The Nature Cure approach to food has its roots in the culture of the European health spas of the nineteenth century. Most of the people treated at these establishments were suffering from excesses of one sort or another. Merely by curtailing these was often sufficient to ensure a cure. They did seem to be able to spend months rather than weeks undergoing the various treatments. Little was known about food values, the main benefit was probably brought about by the reduction of quantity, particularly of the high calorific foods. Lindlahr gathered together many of the strands and created a coherent dietetic system based on the information that was available at the time. Thomson, Saxon, Milton Powell, Lief, (Champneys) Eliot, (Towerlease) all modified Lindlahr's system, for better or for worse. It has now degenerated into the commercial hotch-potch that we see today.

The Kingston Sunday evening 'question time' held in the lounge was dominated by food questions; this was despite the best efforts of JC to divert them in other directions. Unfortunately his son Leslie, who went into meticulous detail concerning the whys and wherefores of various foods in question, frequently subverted JCT's advice - "get your diet right then forget about it". I think that there was a failure to realise that the obtaining of food was our very first priority in life, our first anxiety, our first stress, our first contract with another person, I'll stop giving you a hard time if you feed me. Any interference with the established routine tended to evoke past anxieties.

The current state of affairs in the country is interesting. Never before has there been such a variety of food available at such a low price, and never before has it been subject to so much interference. Nearly ninety per cent of our food is bought from supermarkets. Because of their insistence on uniformity, up to fifty percent is discarded before it leaves the producers. We, the consumers, throw another forty percent of what is bought away. Never has so much food been wasted. As the distance between the producer and consumer is increased the understanding and respect for food is diminished. So also are the cooking skills, despite the explosion of television programmes and the many books on cooking. If we need instruction on how to boil an egg, what chance has a decent omelette got? A sad fact is that only eight per cent of the meals we eat are cooked from scratch, the frozen food and micro wave mentality rules, ably aided and abetted by the advertising agencies. We all know that more food is thrown away by the western world that would keep the third world above starvation level.

It may be desirable for us to grow all our own food, but it is rarely practical to do so. But it is possible to grow some of it. A proportion, however small, that you tend and cultivate will bring home to you some of the inherent difficulties that beset the proficient and amateur gardener alike. It makes us more aware of the mystery of life and the enigmas that confront us when we try to unravel the secrets of nature. Organic supplies can often be expensive and difficult to find. Another source can be the farmer's markets where often the produce is fresher and as nearly organic as makes no difference. Talk to the farmers; they are usually only too happy to tell you their growing methods. Allotments are cool.

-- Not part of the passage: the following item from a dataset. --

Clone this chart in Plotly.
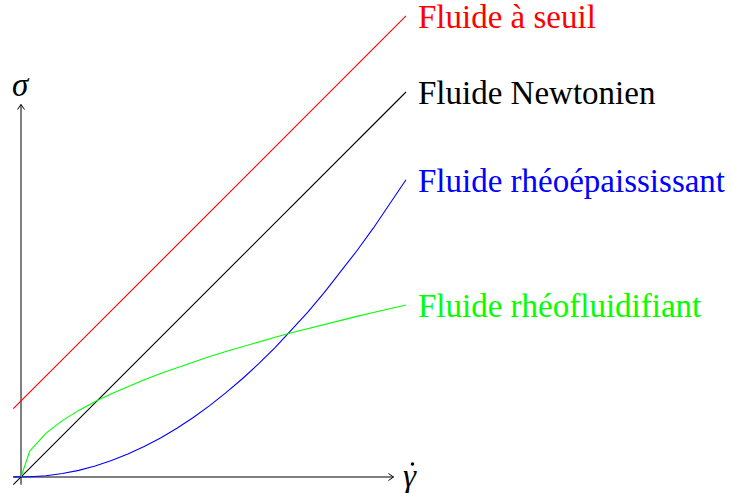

Politically successive governments have failed miserably to deal with the 'healthy' food problem. Reports have been commissioned and ignored; incredibly one was lost for two and a half years until a Sunday paper discovered it, (The N.A.C.N.E. Report) and even then none of its recommendations were implemented. Others followed the same fate. The food lobby is very strong, with over two hundred members of parliament and fifty per cent of the government advisors having links with the food industry.

A version of the 'Mediterranean diet' has been promoted for children with the five- a- day campaign; an N.H.S. publication recommends five portions of fruit and / vegetables, of roughly three ounces (80 gms) each to be eaten each day. Unfortunately it offers little advice on what else should or should not be eaten.